After completing the program, the proportion of students saying they’d like to start a business was down to 85%. Any decline in entrepreneurial ambitions might be seen as cause for alarm, considering the acute need for new-business starts. For the first time in 30 years, business closings are outpacing business openings in the U.S.

But reality checks are a good thing. Investors, educational institutions, and taxpayers want to see more than just a lot of new businesses. They want to see healthy new businesses. Changing what young people know about and expect from starting a business before they start can avert early miscalculations and more efficiently allocate limited resources.

The research also shows that the two-week, 9-to-5 camp changed students’ thinking about starting businesses in other ways. It made them less likely to see their youth and lack of money as serious obstacles to entrepreneurship, and it clearly fired some of them up. “By the end of the program, significantly more students indicated that they were likely to start a business in the next year,” the researchers found. “Approximately two-fifths of students (38%) reported it was likely that they would start a business in the next year, compared to one-quarter (25%) of students at the beginning of BizCamp.”

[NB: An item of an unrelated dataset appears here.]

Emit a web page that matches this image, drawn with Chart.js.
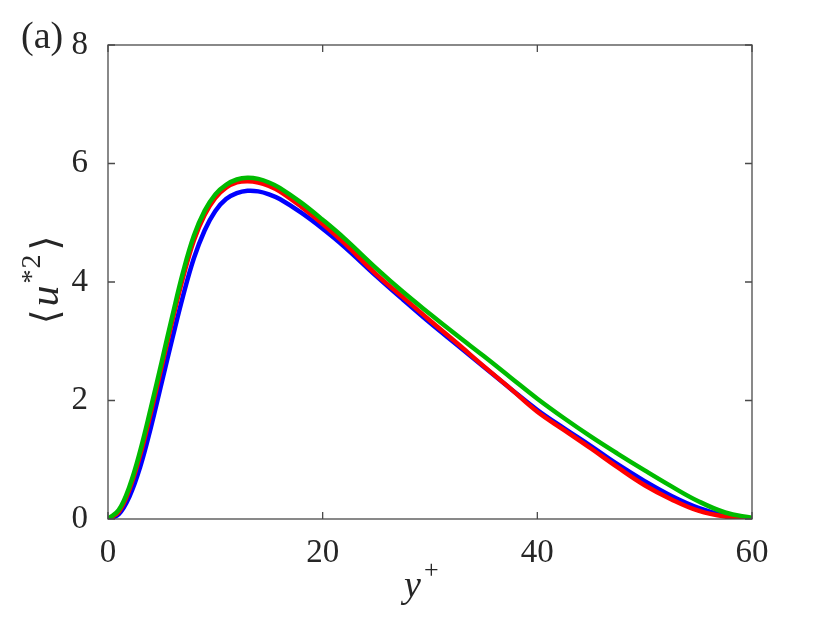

Lowering perceived barriers to business formation and spurring action are a very big deal. There are real market, economic, and social benefits to putting slightly fewer but better-prepared and more-motivated entrepreneurs into the business pipeline.

It’s also important to remember that business creation isn’t the only beneficial outcome of entrepreneurship education. Entrepreneurship is a key twenty-first-century workforce skill. It’s also linked to higher academic attainment.

Research, including this NYU report, reinforces that learning about entrepreneurship ignites an entrepreneurial mind-set in young people — they begin to think and act like entrepreneurs in all aspects of their lives. They communicate better. They persist through failure. They become flexible and adaptable when facing obstacles. They take smart risks. They turn into problem solvers and opportunity finders.

That’s important to the job-skills conversation, for example, because skills such as communication, flexibility, and persistence are in high demand by employers.

Bill J. Bonnstetter, chairman of Target Training International, conducted research on more than 17,000 working adults, as well as “serial” entrepreneurs, and drew similar conclusions. In writing about his research, Bonnstetter noted, “in contrast to ephemeral notions (of) entrepreneurial success…this research indicates entrepreneurially successful people are successful for a reason — that many of them highly display certain personal skills. And…it should be pointed out these…attributes are not inherent. They can be learned and developed, especially early in life, and further honed throughout an entrepreneur’s career.”

Entrepreneurial thinkers, in other words, can be great employees even if they don’t start businesses. They can be so-called intrapreneurs (those who innovate and create change inside organizations) or social entrepreneurs who improve social and government institutions.

Maybe the most important take-away from the current research on entrepreneurship is the need to invest in and scale entrepreneurial education. If it’s possible to change the way young people think about starting businesses and spark the entrepreneurship mind-set through just one brief summer program, imagine what a real school-based commitment to entrepreneurship education would do.

Europe has figured it out. One of the European Union’s eight key competencies for lifelong learning is a “sense of initiative and entrepreneurship.” Similar efforts are in place in other parts of the world. But in the United States, teaching entrepreneurship has been largely left to colleges and nonprofits like mine, the Network for Teaching Entrepreneurship (NFTE).

While we think we’ve done an amazing job by teaching entrepreneurship to more than 600,000 young people around the world since 1987, it’s time to make teaching entrepreneurship part of our national education and economic strategy.